Correlation, within reason, isn’t a problem. On any given day in the stock market, blue chip stocks will move in roughly the same direction. This is an unavoidable consequence of the buying and selling of ETFs and mutual funds as demand comes into and washes out of stocks. What differentiates a good stock picker from a bad one is their ability to assess relative movements, so that on down days, they’re long stocks that sell off minimally and short the stocks that sell off the most.

With the ability to short, things become even more interesting, as a properly weighted combination of short and long positions can represent a market neutral portfolio — one that doesn’t care about the ups or downs of the stock market as a whole, only whether the stocks it’s long and short are good and bad, respectively. To be clear: you can take a view that Apple stock is good without taking the view that stocks are good and still make money. As we will see, the same is not true of crypto.

The correlation dance

The first issue in crypto leading into the bear market was that demand for each individual asset appears to have been inextricably linked to demand for the asset class.

Simply put, the masses were buying or selling “cryptos,” not Bitcoin, Ether, or Stellar. As these consumer masses began to see losses, they didn’t attribute them to any singular asset or event — neither the BCH hard fork, nor the SEC’s enforcement action, nor the overbought NVT ratio factored into the decision making. Without an understanding of the assets they held, the herd mentality took over and panic selling ensued. Panic selling, of course, leads to yet greater correlation and natural downside volatility.

The second issue — this one on the institutional side — was the inability to effectively run a market neutral strategy. Because many digital assets remained difficult to short, it was impossible for investors to allocate to any individual token without also committing to the asset class as a whole.
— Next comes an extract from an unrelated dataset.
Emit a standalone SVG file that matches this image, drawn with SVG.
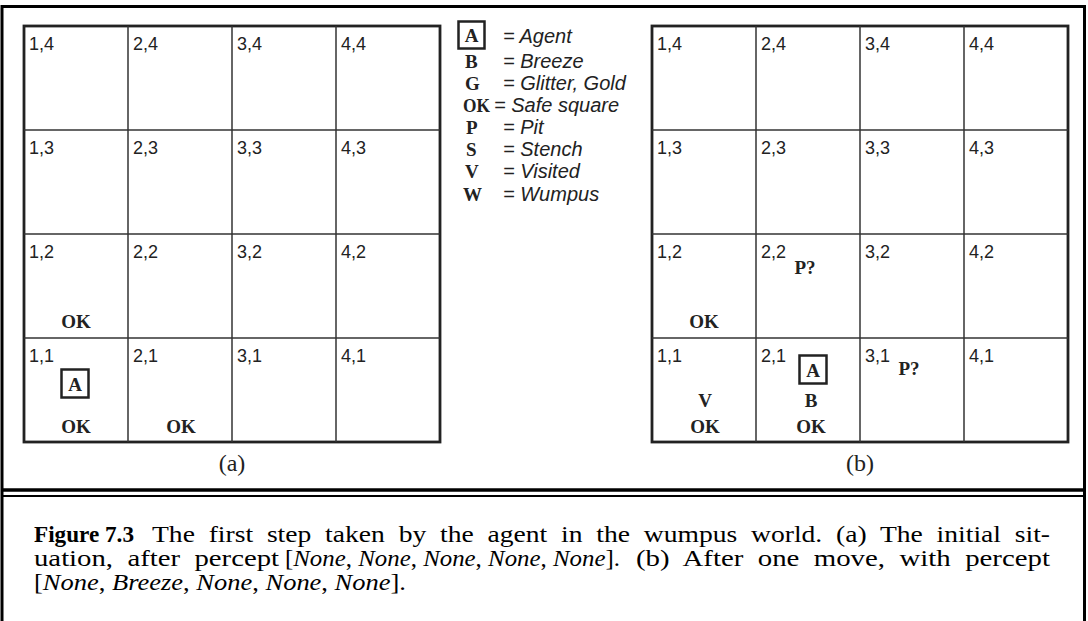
<svg xmlns="http://www.w3.org/2000/svg" width="1088" height="621" viewBox="0 0 1088 621">
<style>
.frame{fill:none;stroke:#000;stroke-width:3}
.gout{fill:none;stroke:#222;stroke-width:2.8}
.gin{stroke:#333;stroke-width:1.5}
.lbl{font-family:"Liberation Sans",Arial,sans-serif;font-size:18px;fill:#222}
.b{font-family:"Liberation Serif","Times New Roman",serif;font-weight:bold;font-size:19px;fill:#222}
.bc{font-family:"Liberation Serif","Times New Roman",serif;font-weight:bold;font-size:19px;fill:#222;text-anchor:middle}
.box{fill:#fff;stroke:#222;stroke-width:2.5}
.leg{font-family:"Liberation Sans",Arial,sans-serif;font-style:italic;font-size:20px;fill:#222}
.cap{font-family:"Liberation Serif","Times New Roman",serif;font-size:24px;fill:#000;word-spacing:6px}
.it{font-style:italic}
.pl{font-family:"Liberation Serif","Times New Roman",serif;font-size:24px;fill:#222;text-anchor:middle}
</style>
<rect width="1088" height="621" fill="#fff"/>
<g id="frame">
<path class="frame" d="M2,623 V6.5 H1084.5 V623"/>
<line x1="2" y1="490" x2="1084.5" y2="490" stroke="#000" stroke-width="3.5"/>
<line x1="2" y1="496" x2="1084.5" y2="496" stroke="#000" stroke-width="2"/>
</g>
<g id="grid-a">
<rect class="gout" x="24" y="26" width="416" height="416"/>
<line class="gin" x1="128" y1="26" x2="128" y2="442"/>
<line class="gin" x1="232" y1="26" x2="232" y2="442"/>
<line class="gin" x1="336" y1="26" x2="336" y2="442"/>
<line class="gin" x1="24" y1="130" x2="440" y2="130"/>
<line class="gin" x1="24" y1="234" x2="440" y2="234"/>
<line class="gin" x1="24" y1="338" x2="440" y2="338"/>
<text class="lbl" x="29" y="50">1,4</text><text class="lbl" x="133" y="50">2,4</text><text class="lbl" x="237" y="50">3,4</text><text class="lbl" x="341" y="50">4,4</text>
<text class="lbl" x="29" y="154">1,3</text><text class="lbl" x="133" y="154">2,3</text><text class="lbl" x="237" y="154">3,3</text><text class="lbl" x="341" y="154">4,3</text>
<text class="lbl" x="29" y="258">1,2</text><text class="lbl" x="133" y="258">2,2</text><text class="lbl" x="237" y="258">3,2</text><text class="lbl" x="341" y="258">4,2</text>
<text class="lbl" x="29" y="362">1,1</text><text class="lbl" x="133" y="362">2,1</text><text class="lbl" x="237" y="362">3,1</text><text class="lbl" x="341" y="362">4,1</text>
<text class="bc" x="76" y="328">OK</text>
<rect class="box" x="61.5" y="369.5" width="27" height="28"/>
<text class="bc" x="75" y="391">A</text>
<text class="bc" x="76" y="433">OK</text>
<text class="bc" x="181" y="433">OK</text>
</g>
<g id="legend">
<rect class="box" x="458.5" y="21.5" width="26" height="27"/>
<text class="bc" x="471.5" y="42">A</text><text class="leg" x="503" y="43">= Agent</text>
<text class="b" x="465" y="68">B</text><text class="leg" x="503" y="68">= Breeze</text>
<text class="b" x="465" y="90">G</text><text class="leg" x="503" y="90">= Glitter, Gold</text>
<text class="b" x="463" y="112" textLength="27" lengthAdjust="spacingAndGlyphs">OK</text><text class="leg" x="494" y="112">= Safe square</text>
<text class="b" x="466" y="134">P</text><text class="leg" x="503" y="134">= Pit</text>
<text class="b" x="466" y="156">S</text><text class="leg" x="503" y="156">= Stench</text>
<text class="b" x="465" y="178">V</text><text class="leg" x="503" y="178">= Visited</text>
<text class="b" x="463" y="201">W</text><text class="leg" x="503" y="201">= Wumpus</text>
</g>
<g id="grid-b">
<rect class="gout" x="652" y="26" width="416" height="416"/>
<line class="gin" x1="756" y1="26" x2="756" y2="442"/>
<line class="gin" x1="860" y1="26" x2="860" y2="442"/>
<line class="gin" x1="964" y1="26" x2="964" y2="442"/>
<line class="gin" x1="652" y1="130" x2="1068" y2="130"/>
<line class="gin" x1="652" y1="234" x2="1068" y2="234"/>
<line class="gin" x1="652" y1="338" x2="1068" y2="338"/>
<text class="lbl" x="657" y="50">1,4</text><text class="lbl" x="761" y="50">2,4</text><text class="lbl" x="865" y="50">3,4</text><text class="lbl" x="969" y="50">4,4</text>
<text class="lbl" x="657" y="154">1,3</text><text class="lbl" x="761" y="154">2,3</text><text class="lbl" x="865" y="154">3,3</text><text class="lbl" x="969" y="154">4,3</text>
<text class="lbl" x="657" y="258">1,2</text><text class="lbl" x="761" y="258">2,2</text><text class="lbl" x="865" y="258">3,2</text><text class="lbl" x="969" y="258">4,2</text>
<text class="lbl" x="657" y="362">1,1</text><text class="lbl" x="761" y="362">2,1</text><text class="lbl" x="865" y="362">3,1</text><text class="lbl" x="969" y="362">4,1</text>
<text class="bc" x="704" y="328">OK</text>
<text class="bc" x="805" y="274">P?</text>
<text class="bc" x="705" y="407">V</text>
<text class="bc" x="705" y="433">OK</text>
<rect class="box" x="799.5" y="355.5" width="27" height="28"/>
<text class="bc" x="813" y="377">A</text>
<text class="bc" x="811" y="407">B</text>
<text class="bc" x="811" y="433">OK</text>
<text class="bc" x="909" y="375">P?</text>
</g>
<g id="panel-labels">
<text class="pl" x="232" y="471">(a)</text>
<text class="pl" x="860" y="471">(b)</text>
</g>
<g id="caption">
<text class="cap" x="34" y="542" font-weight="bold" textLength="100" lengthAdjust="spacingAndGlyphs" style="word-spacing:0">Figure 7.3</text>
<text class="cap" x="152" y="542" textLength="898" lengthAdjust="spacingAndGlyphs">The first step taken by the agent in the wumpus world. (a) The initial sit-</text>
<text class="cap" x="34" y="566" textLength="245" lengthAdjust="spacingAndGlyphs">uation, after percept</text>
<text class="cap" x="285" y="566" textLength="335" lengthAdjust="spacingAndGlyphs" style="word-spacing:0">[<tspan class="it">None</tspan>, <tspan class="it">None</tspan>, <tspan class="it">None</tspan>, <tspan class="it">None</tspan>, <tspan class="it">None</tspan>].</text>
<text class="cap" x="636" y="566" textLength="414" lengthAdjust="spacingAndGlyphs">(b) After one move, with percept</text>
<text class="cap" x="34" y="590" textLength="372" lengthAdjust="spacingAndGlyphs" style="word-spacing:0">[<tspan class="it">None</tspan>, <tspan class="it">Breeze</tspan>, <tspan class="it">None</tspan>, <tspan class="it">None</tspan>, <tspan class="it">None</tspan>].</text>
</g>
</svg>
For this reason, investors without a way to hedge their beta were forced to sell their holdings in their entirety, leading to downward price pressure in assets that still commanded strong confidence from institutional investors and — you guessed it — increased average pairwise correlation in the asset class.

Are we there yet?

Eventually, the weak-handed retail investors will have all sold; the ICOs sitting on stockpiles will have liquidated them; and the reason to purchase digital assets will once again be grounded in their actual uses, not speculative mania. I believe watching the correlation dance unfold is the easiest way to spot the moment when the weak-handed retail investors have sold and the buyers driven by knowledge of the ecosystem and fundamental analysis of its potential enter once again.

Indeed, correlations have slowly but surely been breaking down over the last few days. And while there could be more bloodshed to come, it seems reasonable to posit that once fundamentals are running the show again, we can expect to see an end to the present bear market.

At time of writing, the market is finally starting to reflect changes in sentiment on a project-by-project basis, instead of moving in lockstep. Perhaps fundamentally justified price action will keep the community focused on building the killer applications that fuel the next bull run.